On February 3rd, Bellingham Technical College hosted the 33rd annual Focus on Children conference. The conference, which draws early childhood educators from a five-county region and over five Tribal Nations, is designed to: (1) provide professional development and networking opportunities to those working with young children and families; (2) promote inclusive attitudes and practices and support awareness of and action related to diversity issues; and (3) support partnerships and collaboration among educators, families, providers, school, agencies and our communities. All Northwest Indian College (NWIC) Early Learning Center (ELC) staff, including teachers and administrators, were in attendance at this year’s conference.
Dr. Anna Lees, a descendant of the Little Traverse Bay Band of Odawa Indians, an Assistant Professor of Early Childhood Education at Western Washington University, and a member of the Restorative Teachings Early Childhood Education (ECE) Initiative Coordinating Team, gave the keynote presentation. Dr. Lees’ presentation, entitled Enriching Early Childhood Education with Indigenous Community, School, and University Collaboration, focused on school-community partnerships, highlighting ways in which early childhood educators can collaborate with local Tribes to enhance education for not only Native children, but for all children in grades Preschool through 12. Dr. Lees featured Northwest Indian College’s Restorative Teachings ECE Initiative in her keynote presentation as an example in practice, underscoring the various ways in which NWIC’s ECE degree program has engaged parents, teachers, tribal leaders, and community members to strengthen systems of care and learning for Native children and families.
Nahrin Aziz-Parsons, Restorative Teachings ECE Initiative Project Director, later chaired and facilitated a breakout session, entitled Fostering Whole Child Health and Wellness in Indigenous Education: Engaging in Experiential Education to Learn about Coast Salish Ways of Life, to contextualize this information locally.
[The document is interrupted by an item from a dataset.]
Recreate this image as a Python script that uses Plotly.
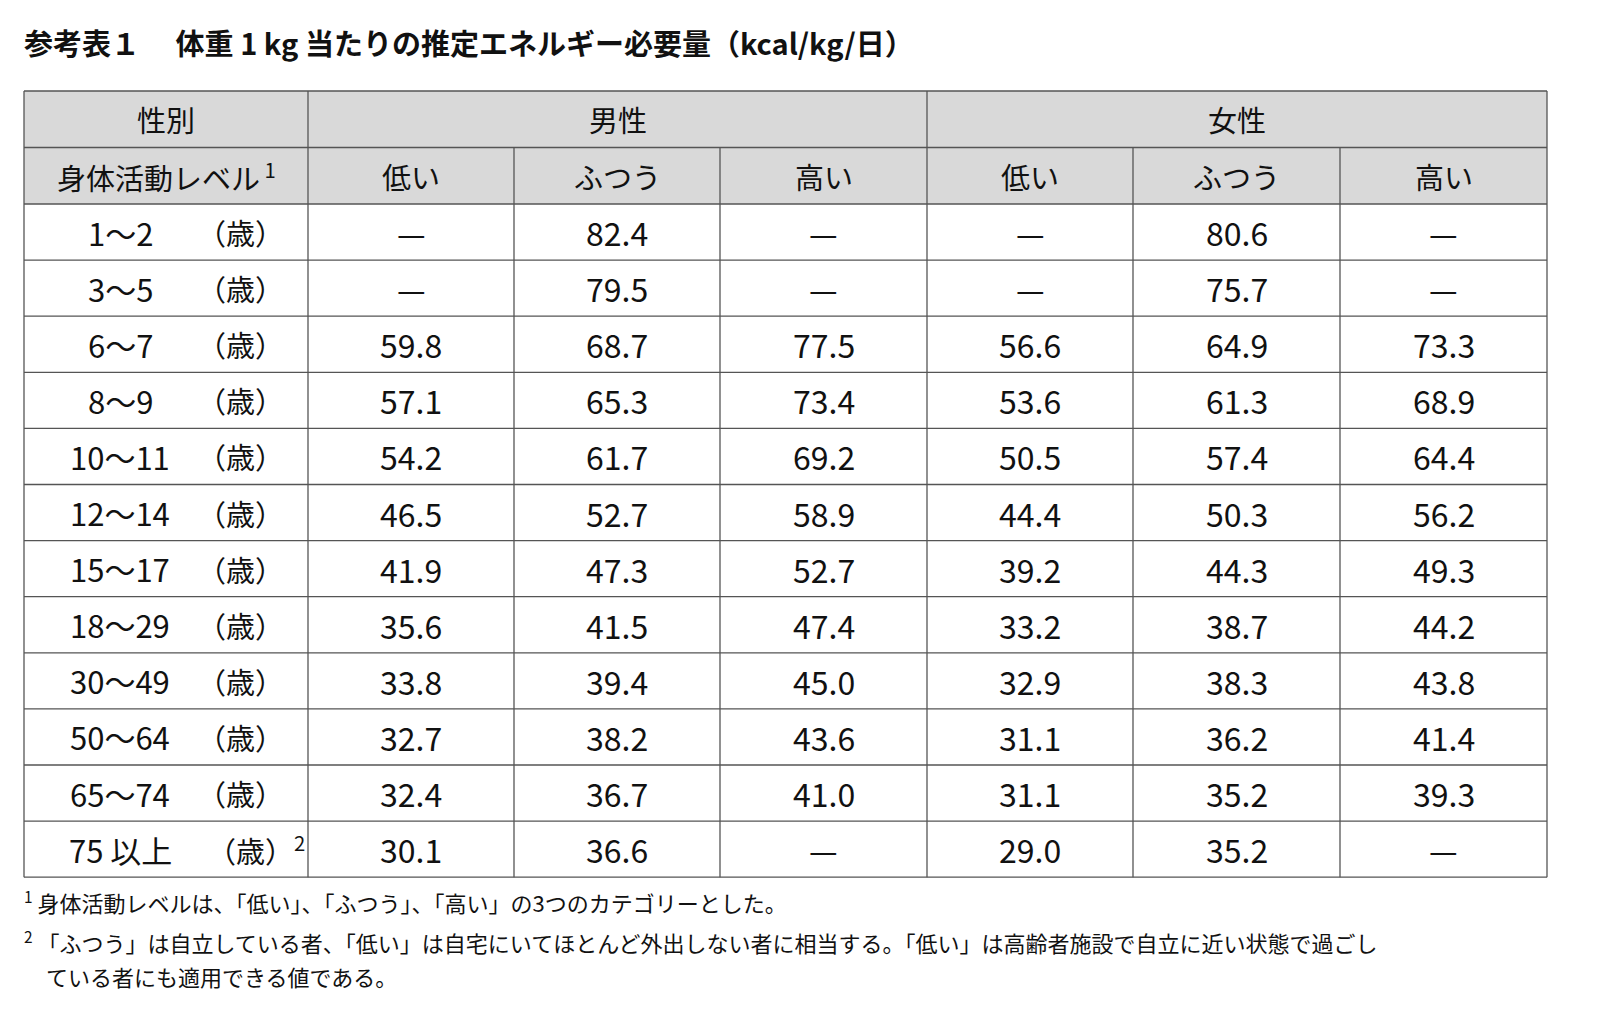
import plotly.graph_objects as go

title = "参考表１　 体重 1 kg 当たりの推定エネルギー必要量（kcal/kg/日）"
sexes = ["男性", "女性"]
levels = ["低い", "ふつう", "高い"]
ages = ["1～2", "3～5", "6～7", "8～9", "10～11", "12～14", "15～17", "18～29", "30～49", "50～64", "65～74", "75 以上"]
male = [["—", "82.4", "—"], ["—", "79.5", "—"], ["59.8", "68.7", "77.5"], ["57.1", "65.3", "73.4"],
        ["54.2", "61.7", "69.2"], ["46.5", "52.7", "58.9"], ["41.9", "47.3", "52.7"], ["35.6", "41.5", "47.4"],
        ["33.8", "39.4", "45.0"], ["32.7", "38.2", "43.6"], ["32.4", "36.7", "41.0"], ["30.1", "36.6", "—"]]
female = [["—", "80.6", "—"], ["—", "75.7", "—"], ["56.6", "64.9", "73.3"], ["53.6", "61.3", "68.9"],
          ["50.5", "57.4", "64.4"], ["44.4", "50.3", "56.2"], ["39.2", "44.3", "49.3"], ["33.2", "38.7", "44.2"],
          ["32.9", "38.3", "43.8"], ["31.1", "36.2", "41.4"], ["31.1", "35.2", "39.3"], ["29.0", "35.2", "—"]]
notes = ["<sup>1</sup> 身体活動レベルは、「低い」、「ふつう」、「高い」の3つのカテゴリーとした。",
         "<sup>2</sup> 「ふつう」は自立している者、「低い」は自宅にいてほとんど外出しない者に相当する。「低い」は高齢者施設で自立に近い状態で過ごし",
         "　ている者にも適用できる値である。"]

F = "Noto Sans CJK JP"
cols = [24, 308, 514, 720, 927, 1133, 1340, 1547]
top, hrow, drow = 91, 56.5, 56.1
rows_y = [top, top + hrow, top + 2 * hrow] + [top + 2 * hrow + drow * (i + 1) for i in range(len(ages))]
bottom = rows_y[-1]
LC = "#555555"

fig = go.Figure(go.Scatter(x=[10, 1590], y=[10, 1000], mode="markers", marker=dict(opacity=0), hoverinfo="skip"))
shapes, ann = [], []
shapes.append(dict(type="rect", x0=cols[0], x1=cols[-1], y0=rows_y[0], y1=rows_y[2], fillcolor="#d9d9d9", line_width=0, layer="below"))
def line(x0, y0, x1, y1):
    shapes.append(dict(type="line", x0=x0, y0=y0, x1=x1, y1=y1, line=dict(color=LC, width=1.3)))
for y in rows_y:
    line(cols[0], y, cols[-1], y)
for i, x in enumerate(cols):
    if i in (2, 3, 5, 6):
        line(x, rows_y[1], x, bottom)
    else:
        line(x, top, x, bottom)

def txt(x, y, t, size=31, xa="center"):
    ann.append(dict(x=x, y=y, text=t, showarrow=False, xanchor=xa, yanchor="middle", font=dict(family=F, size=size, color="#111")))

mid = lambda a, b: (a + b) / 2
txt(mid(cols[0], cols[1]), mid(rows_y[0], rows_y[1]), "性別", 29)
txt(mid(cols[0], cols[1]), mid(rows_y[1], rows_y[2]), "身体活動レベル<sup> 1</sup>", 29)
txt(mid(cols[1], cols[4]), mid(rows_y[0], rows_y[1]), sexes[0], 29)
txt(mid(cols[4], cols[7]), mid(rows_y[0], rows_y[1]), sexes[1], 29)
for k in range(6):
    txt(mid(cols[k + 1], cols[k + 2]), mid(rows_y[1], rows_y[2]), levels[k % 3], 29)
for r, a in enumerate(ages):
    yc = mid(rows_y[r + 2], rows_y[r + 3])
    txt(120, yc, a)
    if r == len(ages) - 1:
        txt(205, yc, "（歳）<sup>2</sup>", 29, "left")
    else:
        txt(240, yc, "（歳）", 29)
    vals = male[r] + female[r]
    for k, v in enumerate(vals):
        txt(mid(cols[k + 1], cols[k + 2]), yc, v, 32)

txt(22, 42, "<b>" + title + "</b>", 29, "left")
for i, (n, y) in enumerate(zip(notes, [901, 941, 976])):
    txt(22, y, n, 22, "left")

fig.update_layout(width=1584, height=1002, margin=dict(l=0, r=0, t=0, b=0), plot_bgcolor="white", paper_bgcolor="white",
                  shapes=shapes, annotations=ann, showlegend=False,
                  xaxis=dict(range=[8, 1592], visible=False, fixedrange=True),
                  yaxis=dict(range=[1010, 8], visible=False, fixedrange=True))
fig.write_html("out.html")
She and members of the Restorative Teachings Coordinating Team, Dr. Anna Lees, Cynthia Wilson (Lummi scholar and elder), and Alicia Allard (NWIC ELC Director), presented on our project and its three efforts: (1) curriculum reform, nature-rich, place-based Outdoor Learning Classroom, and site-embedded, relationship-based professional development. We concluded the workshop by engaging attendees in a discussion, during which they identified ways in which to engage Native families and Tribal Nations in launching projects and initiatives in their respective communities.